**** RECORD EXTRACTS

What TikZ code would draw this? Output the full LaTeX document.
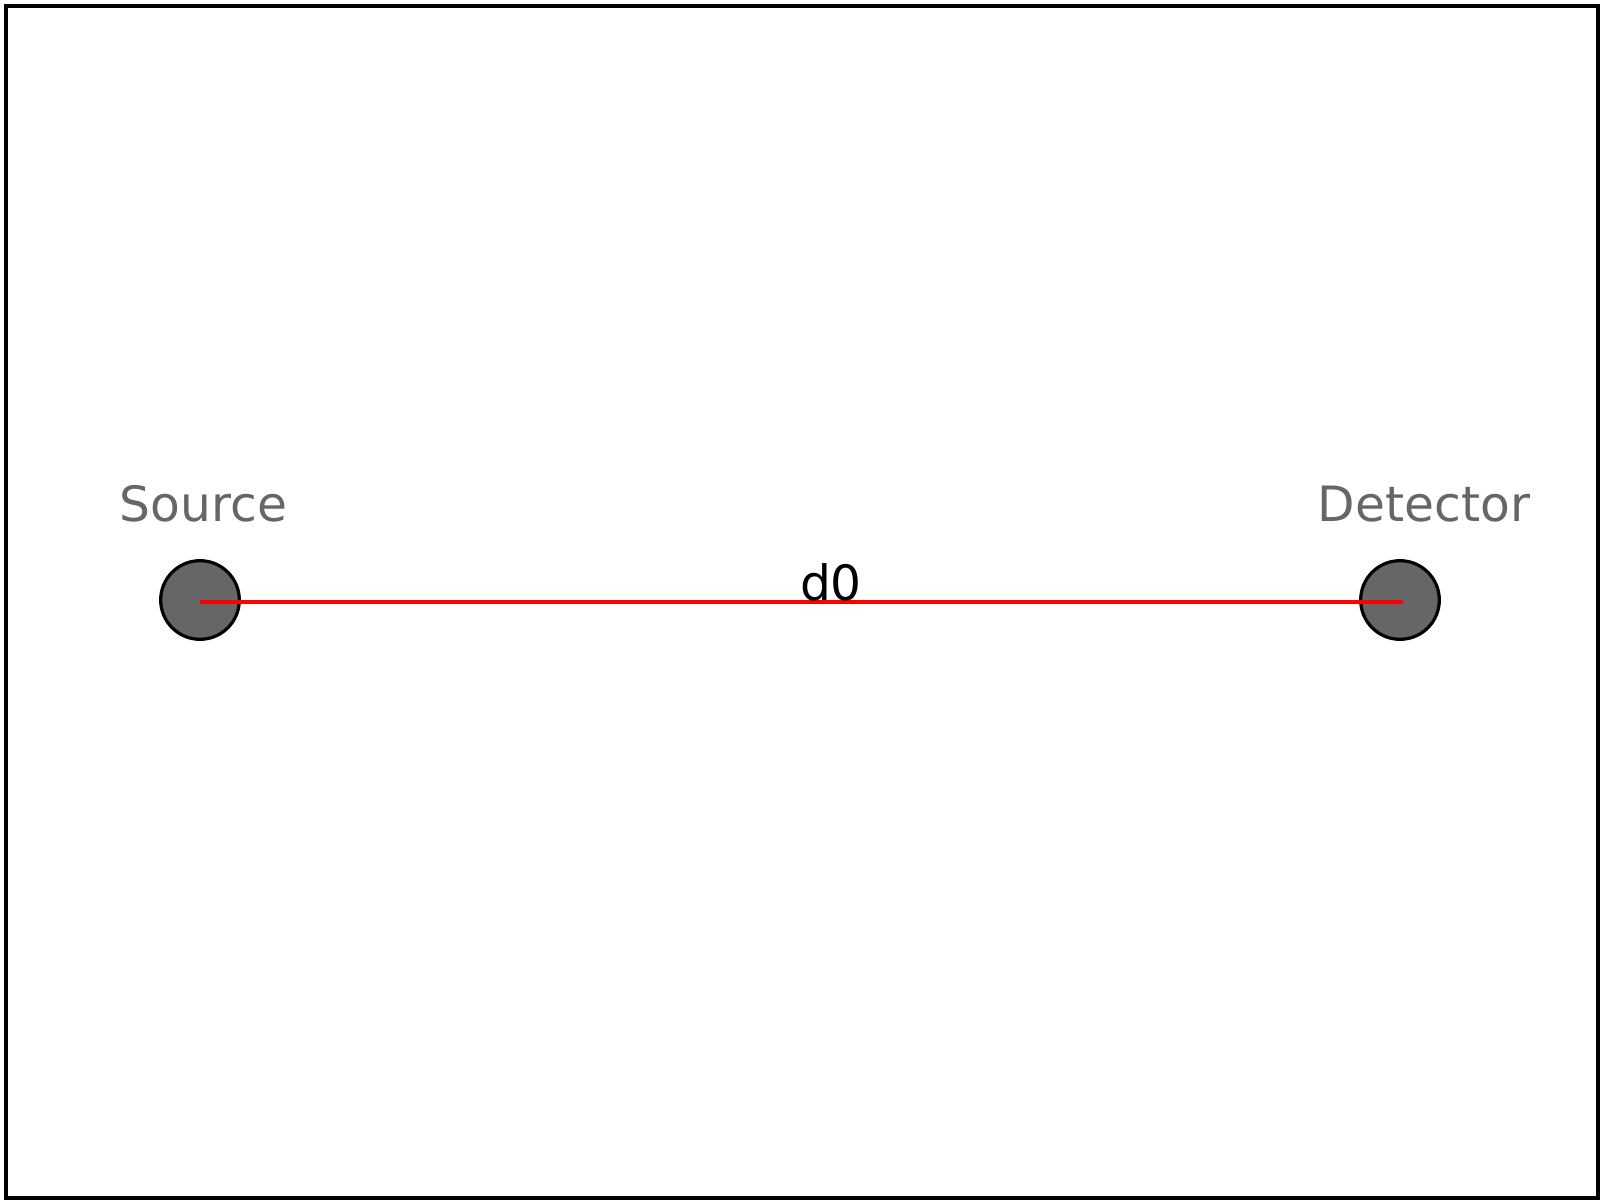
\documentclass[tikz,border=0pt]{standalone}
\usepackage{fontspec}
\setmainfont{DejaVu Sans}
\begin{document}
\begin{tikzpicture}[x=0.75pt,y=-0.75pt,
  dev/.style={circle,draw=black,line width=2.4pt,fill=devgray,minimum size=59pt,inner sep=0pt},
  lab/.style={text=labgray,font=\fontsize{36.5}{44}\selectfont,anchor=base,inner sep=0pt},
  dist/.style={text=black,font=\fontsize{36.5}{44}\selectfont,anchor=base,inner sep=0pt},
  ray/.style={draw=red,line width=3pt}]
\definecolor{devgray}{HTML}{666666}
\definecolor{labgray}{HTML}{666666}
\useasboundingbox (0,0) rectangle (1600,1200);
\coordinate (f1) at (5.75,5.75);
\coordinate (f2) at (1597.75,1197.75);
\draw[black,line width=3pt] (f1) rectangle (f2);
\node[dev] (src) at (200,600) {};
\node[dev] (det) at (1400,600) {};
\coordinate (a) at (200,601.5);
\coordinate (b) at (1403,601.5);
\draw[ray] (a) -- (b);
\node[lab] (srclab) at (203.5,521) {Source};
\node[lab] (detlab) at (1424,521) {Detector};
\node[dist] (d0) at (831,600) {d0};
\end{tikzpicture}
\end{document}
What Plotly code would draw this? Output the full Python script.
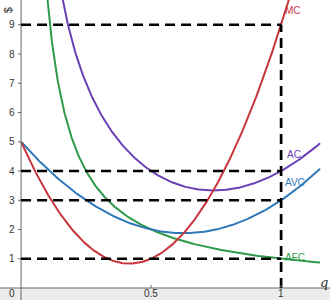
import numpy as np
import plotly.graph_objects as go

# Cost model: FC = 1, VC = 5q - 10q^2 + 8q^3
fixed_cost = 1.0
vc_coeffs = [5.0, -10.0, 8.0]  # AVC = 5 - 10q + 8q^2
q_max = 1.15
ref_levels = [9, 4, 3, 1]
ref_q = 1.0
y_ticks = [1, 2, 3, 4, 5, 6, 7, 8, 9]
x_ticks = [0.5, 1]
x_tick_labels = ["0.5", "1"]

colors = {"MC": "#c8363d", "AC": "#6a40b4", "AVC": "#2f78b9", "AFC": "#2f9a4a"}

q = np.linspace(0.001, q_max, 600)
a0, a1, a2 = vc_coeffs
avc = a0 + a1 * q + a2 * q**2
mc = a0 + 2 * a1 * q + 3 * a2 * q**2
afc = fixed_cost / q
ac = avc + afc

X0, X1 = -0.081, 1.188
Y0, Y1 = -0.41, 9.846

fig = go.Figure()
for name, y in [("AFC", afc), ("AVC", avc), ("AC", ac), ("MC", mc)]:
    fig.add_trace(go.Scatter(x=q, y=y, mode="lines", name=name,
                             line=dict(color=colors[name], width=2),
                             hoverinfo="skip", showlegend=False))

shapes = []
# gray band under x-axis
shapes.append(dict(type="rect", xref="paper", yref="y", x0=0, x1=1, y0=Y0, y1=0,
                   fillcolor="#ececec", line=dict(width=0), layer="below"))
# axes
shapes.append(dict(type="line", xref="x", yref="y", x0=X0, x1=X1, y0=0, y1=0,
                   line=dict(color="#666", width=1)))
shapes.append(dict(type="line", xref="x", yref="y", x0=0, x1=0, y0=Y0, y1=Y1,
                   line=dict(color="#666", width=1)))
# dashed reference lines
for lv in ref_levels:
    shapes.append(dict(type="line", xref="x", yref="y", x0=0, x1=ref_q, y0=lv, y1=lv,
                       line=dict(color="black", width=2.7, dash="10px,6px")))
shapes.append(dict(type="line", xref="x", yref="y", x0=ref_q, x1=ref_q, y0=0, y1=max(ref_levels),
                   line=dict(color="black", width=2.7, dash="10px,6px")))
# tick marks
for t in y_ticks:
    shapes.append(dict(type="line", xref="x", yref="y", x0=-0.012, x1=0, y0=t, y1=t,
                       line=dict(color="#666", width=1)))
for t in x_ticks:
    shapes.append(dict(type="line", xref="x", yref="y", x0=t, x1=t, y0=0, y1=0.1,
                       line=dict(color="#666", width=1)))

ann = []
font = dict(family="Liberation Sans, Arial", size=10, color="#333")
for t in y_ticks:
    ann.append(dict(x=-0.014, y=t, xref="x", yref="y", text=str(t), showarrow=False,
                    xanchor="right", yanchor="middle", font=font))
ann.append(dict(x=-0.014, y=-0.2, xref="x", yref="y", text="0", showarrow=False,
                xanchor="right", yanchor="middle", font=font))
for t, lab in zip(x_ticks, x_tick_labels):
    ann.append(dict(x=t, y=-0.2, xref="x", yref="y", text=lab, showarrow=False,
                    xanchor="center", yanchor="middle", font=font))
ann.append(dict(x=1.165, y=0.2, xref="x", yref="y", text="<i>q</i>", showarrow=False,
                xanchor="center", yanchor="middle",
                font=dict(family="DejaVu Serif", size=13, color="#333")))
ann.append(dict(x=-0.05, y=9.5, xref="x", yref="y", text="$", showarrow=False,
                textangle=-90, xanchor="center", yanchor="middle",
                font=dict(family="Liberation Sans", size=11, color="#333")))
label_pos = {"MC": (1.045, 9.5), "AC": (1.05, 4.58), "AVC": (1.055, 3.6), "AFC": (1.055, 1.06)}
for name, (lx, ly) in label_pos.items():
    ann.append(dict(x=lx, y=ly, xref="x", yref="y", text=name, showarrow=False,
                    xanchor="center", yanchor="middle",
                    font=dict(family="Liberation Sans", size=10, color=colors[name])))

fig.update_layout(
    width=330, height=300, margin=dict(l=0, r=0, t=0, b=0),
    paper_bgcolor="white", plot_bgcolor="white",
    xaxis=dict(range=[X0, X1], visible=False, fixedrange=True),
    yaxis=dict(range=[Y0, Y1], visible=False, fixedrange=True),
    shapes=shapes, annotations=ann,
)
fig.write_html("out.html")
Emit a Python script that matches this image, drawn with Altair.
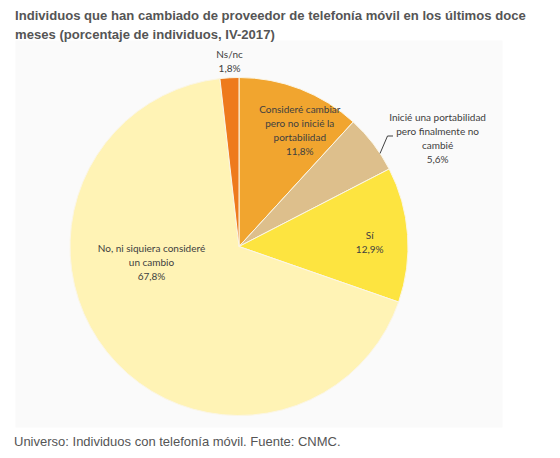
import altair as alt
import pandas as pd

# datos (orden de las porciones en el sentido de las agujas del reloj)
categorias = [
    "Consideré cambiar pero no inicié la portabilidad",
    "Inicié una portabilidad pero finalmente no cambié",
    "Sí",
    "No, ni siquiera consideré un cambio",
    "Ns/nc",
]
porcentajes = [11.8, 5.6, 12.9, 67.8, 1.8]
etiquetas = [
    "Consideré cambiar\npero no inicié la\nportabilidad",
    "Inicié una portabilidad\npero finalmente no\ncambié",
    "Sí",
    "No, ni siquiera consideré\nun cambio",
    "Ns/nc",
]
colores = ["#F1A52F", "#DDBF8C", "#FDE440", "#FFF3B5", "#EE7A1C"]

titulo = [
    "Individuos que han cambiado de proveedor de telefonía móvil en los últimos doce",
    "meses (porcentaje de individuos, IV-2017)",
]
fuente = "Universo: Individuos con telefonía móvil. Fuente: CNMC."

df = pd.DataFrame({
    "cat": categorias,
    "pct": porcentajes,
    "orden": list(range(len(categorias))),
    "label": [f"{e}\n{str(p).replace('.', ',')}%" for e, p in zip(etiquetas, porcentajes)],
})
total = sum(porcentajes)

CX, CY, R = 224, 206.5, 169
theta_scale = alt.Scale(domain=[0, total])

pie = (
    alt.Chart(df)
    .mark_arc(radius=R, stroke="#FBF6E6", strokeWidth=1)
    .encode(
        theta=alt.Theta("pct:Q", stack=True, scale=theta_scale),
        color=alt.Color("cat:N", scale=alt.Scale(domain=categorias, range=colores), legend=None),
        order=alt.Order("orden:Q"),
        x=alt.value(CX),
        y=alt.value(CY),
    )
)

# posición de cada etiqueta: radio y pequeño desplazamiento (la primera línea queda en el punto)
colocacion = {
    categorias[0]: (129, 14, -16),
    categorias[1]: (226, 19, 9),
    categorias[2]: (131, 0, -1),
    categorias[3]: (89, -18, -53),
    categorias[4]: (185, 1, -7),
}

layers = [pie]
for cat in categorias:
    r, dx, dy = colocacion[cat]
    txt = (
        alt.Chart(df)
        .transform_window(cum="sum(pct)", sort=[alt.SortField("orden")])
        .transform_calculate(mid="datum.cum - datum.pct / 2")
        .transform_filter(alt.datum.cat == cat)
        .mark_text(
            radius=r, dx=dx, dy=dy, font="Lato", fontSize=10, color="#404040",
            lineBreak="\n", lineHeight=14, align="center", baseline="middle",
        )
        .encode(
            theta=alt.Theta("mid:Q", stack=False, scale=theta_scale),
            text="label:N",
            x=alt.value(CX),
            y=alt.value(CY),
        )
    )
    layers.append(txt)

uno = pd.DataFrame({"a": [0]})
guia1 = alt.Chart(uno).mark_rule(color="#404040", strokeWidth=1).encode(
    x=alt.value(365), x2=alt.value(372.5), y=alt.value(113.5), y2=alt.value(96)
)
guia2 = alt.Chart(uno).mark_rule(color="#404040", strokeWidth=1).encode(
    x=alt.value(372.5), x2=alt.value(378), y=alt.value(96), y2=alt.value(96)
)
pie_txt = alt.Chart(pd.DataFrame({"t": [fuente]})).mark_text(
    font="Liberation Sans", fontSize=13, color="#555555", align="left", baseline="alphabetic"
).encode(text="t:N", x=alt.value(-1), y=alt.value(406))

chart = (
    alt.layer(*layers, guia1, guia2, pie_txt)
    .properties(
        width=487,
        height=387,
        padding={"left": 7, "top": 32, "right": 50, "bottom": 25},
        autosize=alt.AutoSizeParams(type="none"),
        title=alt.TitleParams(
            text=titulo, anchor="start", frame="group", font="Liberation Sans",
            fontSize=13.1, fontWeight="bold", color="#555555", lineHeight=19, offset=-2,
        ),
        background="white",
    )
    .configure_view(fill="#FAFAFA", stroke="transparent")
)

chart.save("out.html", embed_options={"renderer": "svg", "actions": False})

********

GIVEN EXERCISE
Collect every line from the records above that contains the word "script".

TASK ANSWER
What Plotly code would draw this? Output the full Python script.
Emit a Python script that matches this image, drawn with Altair.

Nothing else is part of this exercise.